Download the authoritative guide: Enterprise Data Storage 2018: Optimizing Your Storage Infrastructure
Over the last few months, the issue of long-term tape archiving has come up in my work several times.
Each time the issue is brought up, I hear from supposedly smart people, "We will put it on tape and migrate it in 15 years, one-half of the shelf life of the tape." The people saying this are in technology smart positions (VP of Engineering and Technology for Blah Blah, etc.). Often I am hearing this from organizations that have large digital archives or large analog archives that they plan to digitize. The problem is that you can't always take a tape drive that is 20 years old, with 20-year-old data on it, read the tape and migrate it to a new type of media.
Twenty years ago, the IBM 3480 cartridge was introduced, and if you had written the data from an IBM mainframe running MVS, you would likely still be able to read it today. But what if you had waited two to five years and then written it on a Sun Workstation running Solaris 4.0 or a Cray-XMP, or something else? Do you think you'd be able to read it today? Perhaps, but not very likely, and even if you could read it, how much would it cost to read the Cray-XMP data?
In one sense, I am making a case for mainframes. It might be because mainframe technology, rightly or wrongly, does not change quickly. Change in the mainframe market is evolutionary, not revolutionary. Remember back 20 years ago: you had multiple mainframe vendors besides IBM, including Univac, CDC and others, and the Japanese and Amdahl clones. These vendors have for the most part disappeared, but mainframe technology is backwards-compatible for much, much longer than open systems, be they Unix, Windows or whatever.
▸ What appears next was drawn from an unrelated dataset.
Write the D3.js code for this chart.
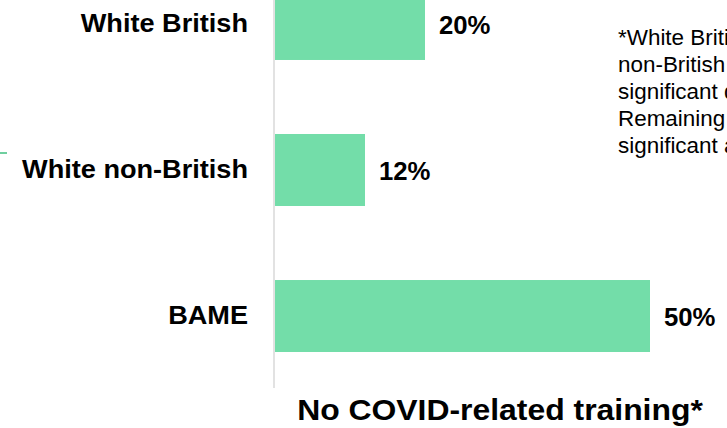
<!DOCTYPE html>
<html>
<head>
<meta charset="utf-8">
<script src="https://cdn.jsdelivr.net/npm/d3@7"></script>
<style>
  html, body { margin: 0; padding: 0; background: #fff; overflow: hidden; }
  svg { display: block; font-family: "Liberation Sans", Arial, sans-serif; }
</style>
</head>
<body>
<svg id="chart" width="727" height="428"></svg>
<script>
// Share of staff reporting no COVID-related training, by ethnic group
const categories = ["White British", "White non-British", "BAME"];
const values = [20, 12, 50];
const valueLabels = ["20%", "12%", "50%"];
const title = "No COVID-related training*";
const footnoteLines = [
  "*White British vs White",
  "non-British difference not",
  "significant difference.",
  "Remaining differences",
  "significant at p<0.05"
];

const svg = d3.select("#chart");
const barColor = "#73dda9";

const x = d3.scaleLinear().domain([0, 50]).range([275, 650]);
const y = d3.scaleBand().domain(categories).range([-12, 352])
  .paddingInner(0.507).paddingOuter(0);

// small accent rule at the left edge
svg.append("line")
  .attr("x1", 0).attr("x2", 7).attr("y1", 153).attr("y2", 153)
  .attr("stroke", "#3fbf7f").attr("stroke-width", 1.5);

// vertical category axis line
svg.append("line")
  .attr("x1", 274).attr("x2", 274).attr("y1", 0).attr("y2", 388)
  .attr("stroke", "#d9d9d9").attr("stroke-width", 1.5);

// bars
svg.append("g").selectAll("rect")
  .data(categories)
  .join("rect")
  .attr("x", x(0))
  .attr("y", d => y(d))
  .attr("width", (d, i) => x(values[i]) - x(0))
  .attr("height", y.bandwidth())
  .attr("fill", barColor);

// category labels, right aligned against the axis
svg.append("g").selectAll("g")
  .data(categories)
  .join("g")
  .attr("transform", d => `translate(248,${y(d) + y.bandwidth() / 2 + 8}) scale(1.085,1)`)
  .append("text")
  .attr("text-anchor", "end")
  .attr("font-size", 25)
  .attr("font-weight", "bold")
  .attr("fill", "#000")
  .text(d => d);

// value labels at bar ends
svg.append("g").selectAll("g")
  .data(categories)
  .join("g")
  .attr("transform", (d, i) => `translate(${x(values[i]) + 14},${y(d) + y.bandwidth() / 2 + 10}) scale(1.03,1)`)
  .append("text")
  .attr("font-size", 25)
  .attr("font-weight", "bold")
  .attr("fill", "#000")
  .text((d, i) => valueLabels[i]);

// chart title below the bars
svg.append("g")
  .attr("transform", "translate(500,420) scale(1.1,1)")
  .append("text")
  .attr("text-anchor", "middle")
  .attr("font-size", 29)
  .attr("font-weight", "bold")
  .attr("fill", "#000")
  .text(title);

// footnote on the right
const foot = svg.append("g").attr("transform", "translate(618,45) scale(1.02,1)");
foot.selectAll("text")
  .data(footnoteLines)
  .join("text")
  .attr("x", 0)
  .attr("y", (d, i) => i * 27)
  .attr("font-size", 22)
  .attr("fill", "#000")
  .text(d => d);
</script>
</body>
</html>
There are multiple issues surrounding long-term archival storage that must be considered if you hope to navigate these treacherous waters successfully. Let's take a closer look at them and outline the issues you need to think about carefully. With more and more regulations requiring that data be retained long-term, the topic is an important one.
Issue 1: Getting the data to the media
I have repeatedly discussed tape bit error rates recovered and un-recovered and various disk bit error rates for SCSI and SATA drives, but what about the network to the disk and/or tape device? What are the bit error rates for the Fibre Channel? The recovered bit error rates at the hardware level are about 10E-12. This is 100,000 times greater than the bit error rate on enterprise tape media. This might be why some new emerging standard for end-to-end data reliability are emerging using an 8-byte checksum from the HBA to the storage device. Look at www.t10.org and end-to-end data protection. We are still a few years away, but this will encompass data checking from the host to the device.
Issue 2: The media
As has been discussed ad infinitum, media has a 30-year shelf life. What does that mean? It means if you keep it under the manufacturer's perfect conditions for temperature, humidity and cleanliness, that you should be able to read most of your data, if not all.
What if you have a few days that you do not meet those requirements? Over 30 years, a lot can happen: hurricanes, ice storms, tornados, earthquakes, floods and power outages are just some of the possibilities. You name the disaster and someone has faced it, and even if you planned carefully, you still might not meet all the conditions.
That said, tape is still far cheaper thank disk storage, based on per-byte costs, including compression and power issues, and enterprise tape media is more reliable than the equivalent byte of SATA (3x) or SCSI disk (2x). Calculation of reliability using RAID is difficult at best and is usually proprietary. However, tape density is not increasing as fast as disk density.
In a perfect world, we would mount and re-tension (but not too often), it would not be handled by humans that could drop it, and the environment would always be perfect. If all of this was true, my tape media sources tell me there would be no drop in bit error rate. Since there is little likelihood of all these conditions being met, we will never know for sure.